▶ [WHAT YOU SHOULD DO]: What is the count of lines in the listing below that hold the string "this"? Reply with that number alone.

▶ [DATA ROWS]:
════════════════════
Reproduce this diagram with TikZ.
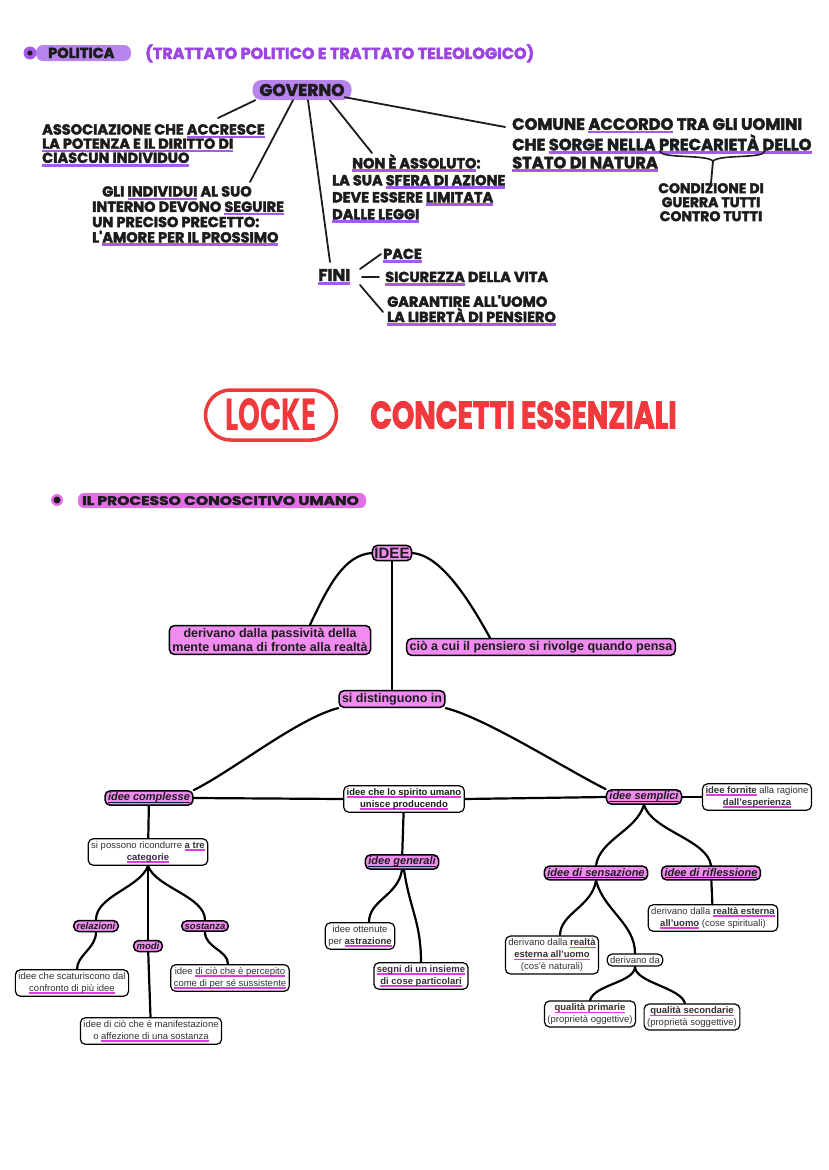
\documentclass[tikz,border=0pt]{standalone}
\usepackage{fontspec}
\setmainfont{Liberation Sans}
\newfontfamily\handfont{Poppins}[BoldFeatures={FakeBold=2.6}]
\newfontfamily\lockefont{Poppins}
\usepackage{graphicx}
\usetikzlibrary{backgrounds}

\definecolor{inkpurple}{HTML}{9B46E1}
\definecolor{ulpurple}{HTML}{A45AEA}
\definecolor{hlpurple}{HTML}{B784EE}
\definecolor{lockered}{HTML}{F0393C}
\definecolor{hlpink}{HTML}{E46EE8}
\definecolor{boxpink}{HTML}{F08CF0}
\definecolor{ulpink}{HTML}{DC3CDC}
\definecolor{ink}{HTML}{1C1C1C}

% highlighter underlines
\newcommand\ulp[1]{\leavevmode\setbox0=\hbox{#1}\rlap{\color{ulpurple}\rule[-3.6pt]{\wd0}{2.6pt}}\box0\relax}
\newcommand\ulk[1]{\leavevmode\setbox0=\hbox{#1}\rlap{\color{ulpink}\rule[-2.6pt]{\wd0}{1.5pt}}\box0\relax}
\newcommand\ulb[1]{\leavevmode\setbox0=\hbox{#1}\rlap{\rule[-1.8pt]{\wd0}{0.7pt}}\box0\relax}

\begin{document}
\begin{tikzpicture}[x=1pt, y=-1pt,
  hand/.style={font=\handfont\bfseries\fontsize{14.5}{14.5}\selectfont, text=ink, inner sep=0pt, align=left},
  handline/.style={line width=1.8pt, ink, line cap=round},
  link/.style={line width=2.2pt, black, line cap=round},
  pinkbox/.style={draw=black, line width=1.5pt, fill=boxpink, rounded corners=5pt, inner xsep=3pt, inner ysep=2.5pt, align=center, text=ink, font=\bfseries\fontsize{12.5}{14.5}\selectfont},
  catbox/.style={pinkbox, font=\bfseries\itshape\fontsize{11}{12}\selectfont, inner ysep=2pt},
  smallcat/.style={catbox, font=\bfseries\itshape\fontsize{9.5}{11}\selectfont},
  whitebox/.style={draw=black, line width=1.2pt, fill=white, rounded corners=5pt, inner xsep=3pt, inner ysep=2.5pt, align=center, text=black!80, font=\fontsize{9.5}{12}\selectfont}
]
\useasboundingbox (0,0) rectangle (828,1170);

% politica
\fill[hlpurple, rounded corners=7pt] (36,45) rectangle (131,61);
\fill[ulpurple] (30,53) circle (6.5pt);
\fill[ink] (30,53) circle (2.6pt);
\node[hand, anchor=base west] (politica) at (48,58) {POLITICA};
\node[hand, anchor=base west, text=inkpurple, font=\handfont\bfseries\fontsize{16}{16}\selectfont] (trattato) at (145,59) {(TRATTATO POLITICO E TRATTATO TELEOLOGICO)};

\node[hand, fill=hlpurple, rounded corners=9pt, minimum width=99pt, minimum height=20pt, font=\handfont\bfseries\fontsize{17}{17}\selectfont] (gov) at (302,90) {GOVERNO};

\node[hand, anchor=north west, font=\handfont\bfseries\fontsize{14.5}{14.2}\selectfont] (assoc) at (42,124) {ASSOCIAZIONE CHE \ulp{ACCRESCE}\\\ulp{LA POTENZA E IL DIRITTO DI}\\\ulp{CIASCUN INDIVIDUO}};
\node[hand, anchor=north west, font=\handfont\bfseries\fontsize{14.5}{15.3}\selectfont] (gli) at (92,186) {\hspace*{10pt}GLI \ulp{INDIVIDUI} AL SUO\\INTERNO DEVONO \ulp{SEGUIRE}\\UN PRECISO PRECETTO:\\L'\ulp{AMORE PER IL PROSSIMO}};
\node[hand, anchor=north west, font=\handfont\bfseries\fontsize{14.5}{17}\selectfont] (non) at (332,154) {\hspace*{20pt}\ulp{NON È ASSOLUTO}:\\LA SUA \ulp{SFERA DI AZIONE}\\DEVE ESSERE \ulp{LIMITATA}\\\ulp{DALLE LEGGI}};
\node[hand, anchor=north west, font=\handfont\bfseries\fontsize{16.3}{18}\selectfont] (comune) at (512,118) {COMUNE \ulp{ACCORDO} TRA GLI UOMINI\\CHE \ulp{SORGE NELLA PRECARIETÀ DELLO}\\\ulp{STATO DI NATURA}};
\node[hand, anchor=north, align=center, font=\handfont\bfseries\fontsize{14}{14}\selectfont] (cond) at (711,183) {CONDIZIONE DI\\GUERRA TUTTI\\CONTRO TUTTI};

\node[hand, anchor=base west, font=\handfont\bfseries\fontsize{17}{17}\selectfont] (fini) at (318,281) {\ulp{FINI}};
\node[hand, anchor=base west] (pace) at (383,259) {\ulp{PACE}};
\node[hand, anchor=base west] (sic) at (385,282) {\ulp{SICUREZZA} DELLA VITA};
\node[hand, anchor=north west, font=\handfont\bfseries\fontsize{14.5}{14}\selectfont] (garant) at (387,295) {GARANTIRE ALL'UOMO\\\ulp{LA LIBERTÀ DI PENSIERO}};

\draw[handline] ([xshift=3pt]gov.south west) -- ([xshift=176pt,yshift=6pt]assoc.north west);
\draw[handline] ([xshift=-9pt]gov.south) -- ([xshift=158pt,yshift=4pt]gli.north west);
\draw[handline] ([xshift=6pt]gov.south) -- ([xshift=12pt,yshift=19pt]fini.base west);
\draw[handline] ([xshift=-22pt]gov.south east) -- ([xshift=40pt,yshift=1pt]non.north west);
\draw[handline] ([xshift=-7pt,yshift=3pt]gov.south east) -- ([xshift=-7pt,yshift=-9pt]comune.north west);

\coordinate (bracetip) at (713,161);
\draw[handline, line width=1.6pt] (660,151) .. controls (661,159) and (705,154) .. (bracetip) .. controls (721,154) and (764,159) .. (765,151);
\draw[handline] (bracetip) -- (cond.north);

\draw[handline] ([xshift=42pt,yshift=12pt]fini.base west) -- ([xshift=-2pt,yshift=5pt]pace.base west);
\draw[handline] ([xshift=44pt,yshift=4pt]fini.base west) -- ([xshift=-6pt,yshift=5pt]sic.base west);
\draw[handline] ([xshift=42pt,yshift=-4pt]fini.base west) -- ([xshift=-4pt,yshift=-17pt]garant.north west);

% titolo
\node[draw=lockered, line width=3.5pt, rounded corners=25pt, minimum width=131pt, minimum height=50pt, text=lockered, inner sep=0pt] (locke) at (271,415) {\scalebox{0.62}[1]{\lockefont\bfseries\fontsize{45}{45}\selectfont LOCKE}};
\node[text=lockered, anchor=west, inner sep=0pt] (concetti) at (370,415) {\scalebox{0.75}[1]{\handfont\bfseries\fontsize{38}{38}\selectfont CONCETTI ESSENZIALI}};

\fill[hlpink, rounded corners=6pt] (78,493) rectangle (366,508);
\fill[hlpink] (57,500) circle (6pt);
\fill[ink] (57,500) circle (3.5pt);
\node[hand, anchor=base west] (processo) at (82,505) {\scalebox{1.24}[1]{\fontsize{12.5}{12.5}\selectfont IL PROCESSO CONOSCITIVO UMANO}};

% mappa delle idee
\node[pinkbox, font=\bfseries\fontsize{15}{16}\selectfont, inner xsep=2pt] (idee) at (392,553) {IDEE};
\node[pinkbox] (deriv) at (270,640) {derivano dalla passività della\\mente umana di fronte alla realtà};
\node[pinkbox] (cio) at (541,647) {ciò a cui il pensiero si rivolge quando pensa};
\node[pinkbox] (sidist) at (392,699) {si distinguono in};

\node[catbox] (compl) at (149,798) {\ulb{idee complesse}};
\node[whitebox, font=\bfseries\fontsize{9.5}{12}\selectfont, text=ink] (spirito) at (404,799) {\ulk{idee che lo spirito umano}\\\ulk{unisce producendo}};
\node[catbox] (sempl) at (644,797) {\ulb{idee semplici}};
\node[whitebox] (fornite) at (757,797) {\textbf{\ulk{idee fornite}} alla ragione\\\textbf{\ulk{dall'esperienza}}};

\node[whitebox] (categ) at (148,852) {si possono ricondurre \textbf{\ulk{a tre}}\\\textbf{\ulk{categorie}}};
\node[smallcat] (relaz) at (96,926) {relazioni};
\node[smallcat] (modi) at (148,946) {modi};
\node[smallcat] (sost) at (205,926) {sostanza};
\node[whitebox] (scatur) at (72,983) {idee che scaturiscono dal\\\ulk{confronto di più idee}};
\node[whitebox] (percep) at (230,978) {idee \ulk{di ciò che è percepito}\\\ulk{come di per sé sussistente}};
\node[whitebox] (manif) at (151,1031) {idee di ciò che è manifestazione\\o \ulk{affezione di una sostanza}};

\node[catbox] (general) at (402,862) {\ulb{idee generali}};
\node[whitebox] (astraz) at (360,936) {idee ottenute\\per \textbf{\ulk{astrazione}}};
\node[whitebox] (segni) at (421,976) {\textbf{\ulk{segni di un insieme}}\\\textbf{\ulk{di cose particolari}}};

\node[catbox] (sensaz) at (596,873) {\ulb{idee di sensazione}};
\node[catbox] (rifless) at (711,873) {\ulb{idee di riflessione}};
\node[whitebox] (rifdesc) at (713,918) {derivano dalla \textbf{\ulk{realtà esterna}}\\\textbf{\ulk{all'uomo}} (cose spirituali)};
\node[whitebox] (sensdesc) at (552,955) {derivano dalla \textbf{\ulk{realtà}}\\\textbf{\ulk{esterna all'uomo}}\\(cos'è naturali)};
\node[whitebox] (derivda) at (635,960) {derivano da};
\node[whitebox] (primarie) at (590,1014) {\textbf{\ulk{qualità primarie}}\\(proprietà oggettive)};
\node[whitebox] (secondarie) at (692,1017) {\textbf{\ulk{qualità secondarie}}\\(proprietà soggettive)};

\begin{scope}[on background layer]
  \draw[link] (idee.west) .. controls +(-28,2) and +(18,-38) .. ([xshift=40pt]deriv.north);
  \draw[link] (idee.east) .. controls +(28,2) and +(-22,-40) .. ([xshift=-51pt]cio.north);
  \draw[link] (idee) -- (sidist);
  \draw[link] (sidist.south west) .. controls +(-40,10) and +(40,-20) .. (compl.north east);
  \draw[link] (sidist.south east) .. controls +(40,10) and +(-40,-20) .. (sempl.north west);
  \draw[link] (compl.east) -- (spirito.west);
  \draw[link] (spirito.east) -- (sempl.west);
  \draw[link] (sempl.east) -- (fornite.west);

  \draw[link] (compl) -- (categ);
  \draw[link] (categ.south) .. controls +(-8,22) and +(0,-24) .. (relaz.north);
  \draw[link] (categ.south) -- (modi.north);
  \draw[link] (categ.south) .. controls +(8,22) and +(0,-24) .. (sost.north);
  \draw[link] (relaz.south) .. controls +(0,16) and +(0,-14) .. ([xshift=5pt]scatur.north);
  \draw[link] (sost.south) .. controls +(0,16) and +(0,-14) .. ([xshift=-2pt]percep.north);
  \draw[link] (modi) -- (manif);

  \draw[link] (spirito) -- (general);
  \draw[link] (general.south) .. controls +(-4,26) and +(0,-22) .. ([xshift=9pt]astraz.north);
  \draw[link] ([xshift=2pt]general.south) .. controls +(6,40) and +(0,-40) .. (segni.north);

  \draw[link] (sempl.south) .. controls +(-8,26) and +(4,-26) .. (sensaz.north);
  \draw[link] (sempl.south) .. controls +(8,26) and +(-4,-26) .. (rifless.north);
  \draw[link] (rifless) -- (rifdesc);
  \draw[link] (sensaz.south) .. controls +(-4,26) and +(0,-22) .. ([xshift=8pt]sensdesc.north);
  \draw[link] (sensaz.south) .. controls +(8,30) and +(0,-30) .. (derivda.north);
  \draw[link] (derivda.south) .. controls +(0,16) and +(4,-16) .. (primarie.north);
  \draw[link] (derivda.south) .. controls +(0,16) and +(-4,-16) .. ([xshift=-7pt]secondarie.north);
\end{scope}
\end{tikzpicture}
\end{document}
════════════════════
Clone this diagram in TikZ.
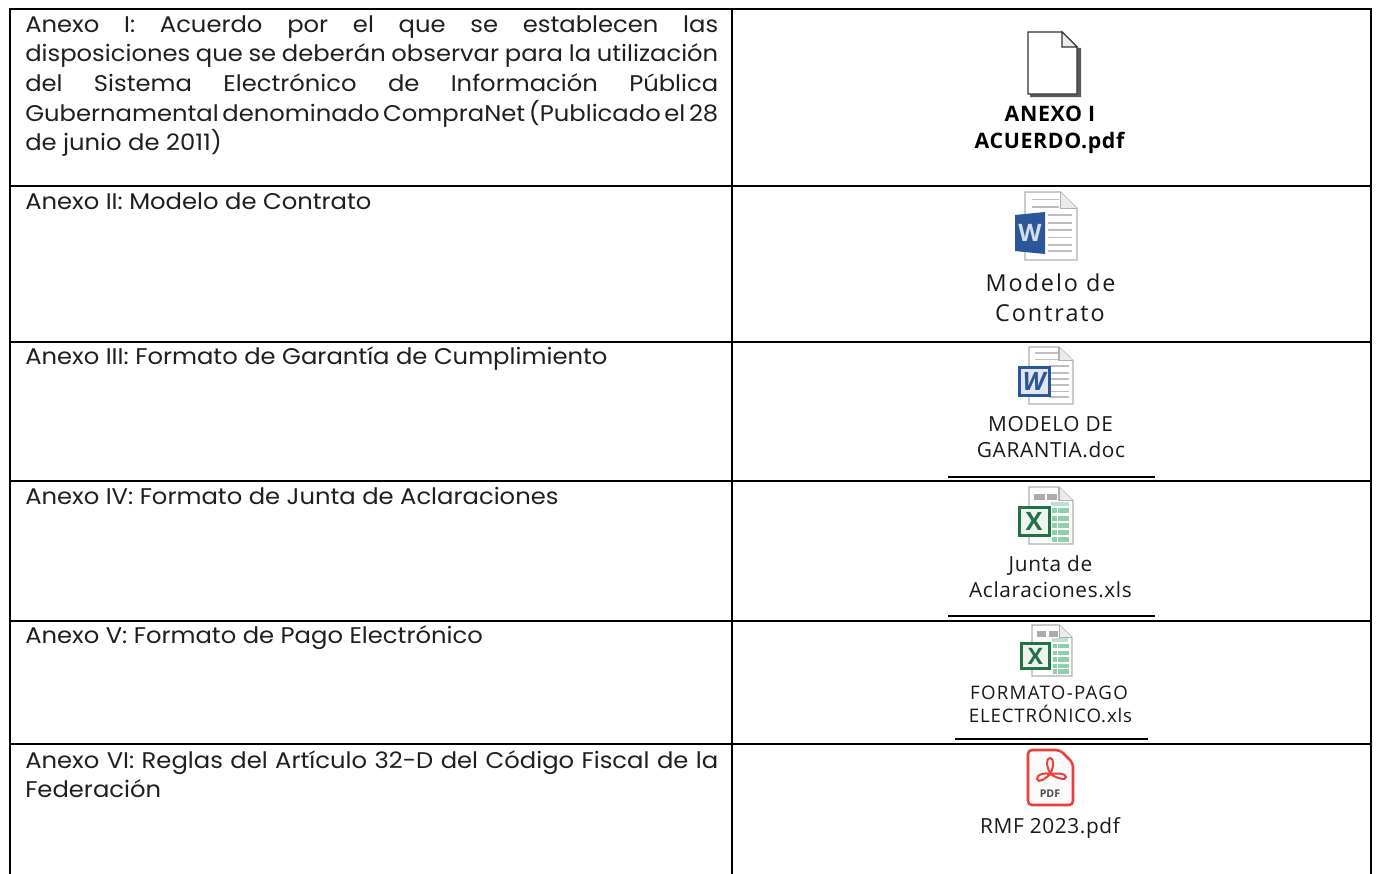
════════════════════
▶ [FINISHED EXERCISE]: 2